Iran's ambassador to the IAEA, Ali Asgshar Soltanieh, played up the report as demonstrating "the positive steps (taken by Iran) in line with cooperation and transparency," according to state-run Press TV.
"The cooperation of our country in the provision of information and clearing up ambiguities and responding to some of the questions has clearly been mentioned," Soltanieh said.
The ambassador told IRNA, another state-run news outlet, that the report has "more positive parts, compared with the past reports, and can therefore be considered a step forward."
But aside from stressing to IRNA that Iran's "nuclear activities are fully peaceful," Soltanieh did not address the program's ties to the military in his interview with either official news outlet.

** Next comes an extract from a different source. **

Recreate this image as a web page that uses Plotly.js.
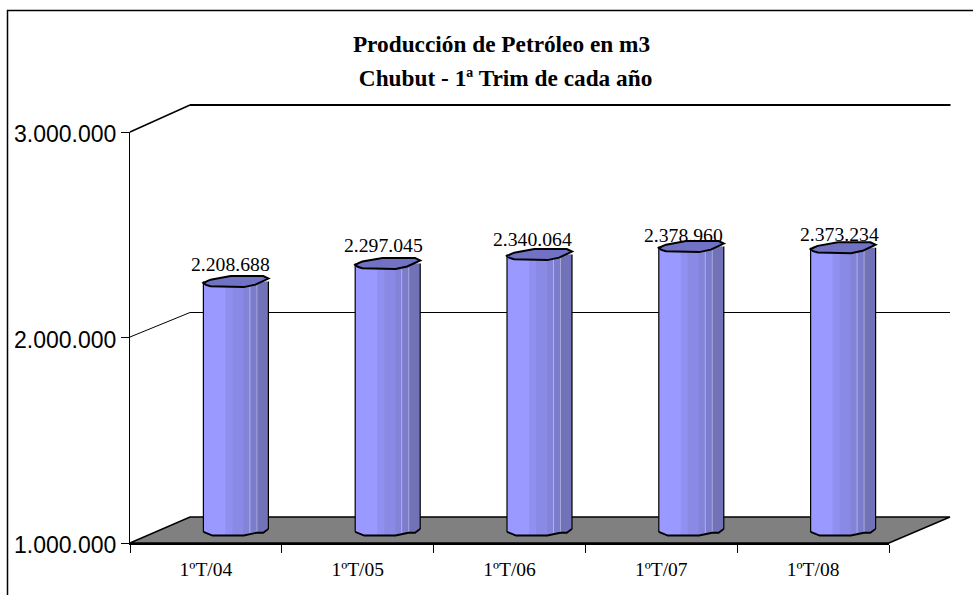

Iran's nuclear program is the subject of international controversy, in light of fears expressed by the United States and other nations that Iran wants to develop nuclear weapons, an allegation Tehran has long denied. The U.N. Security Council, which is partnered with the IAEA, has imposed sanctions on Iran in an effort to curb its nuclear program.
The report states that Iran is "the only state with significant nuclear activity ... not implementing" certain IAEA provisions, and it also has not provided key information, such as its design plans for its IR-40 reactor, the report says. Tehran has vowed to answer such questions in "due time," not on the IAEA's timetable, according to the report.
"Iran is not implementing a number of its obligations," the report concludes. "Iran is not providing the necessary cooperation, (and) the agency is unable to provide a credible assurance about the absence of undeclared nuclear material and activities in Iran, and therefore to conclude that all nuclear material in Iran is in peaceful activities."
The report notes IAEA Director General Yukiya Amano met with Iranian Foreign Minister Ali Akbar Salehi and Fereydoun Abbasi, an Iranian vice president and head of its atomic energy organization, at meetings on June 21 and July 12 in Vienna, Austria.
Days after the latter meeting, the state-run IRNA news agency reported that Iran's foreign ministry said that the country is installing a new generation of centrifuges in its nuclear facilities.
At Iran's invitation, an IAEA official went to the Middle East nation in mid-August and visited several nuclear sites, including "an installation where research and development on advanced centrifuges was taking place."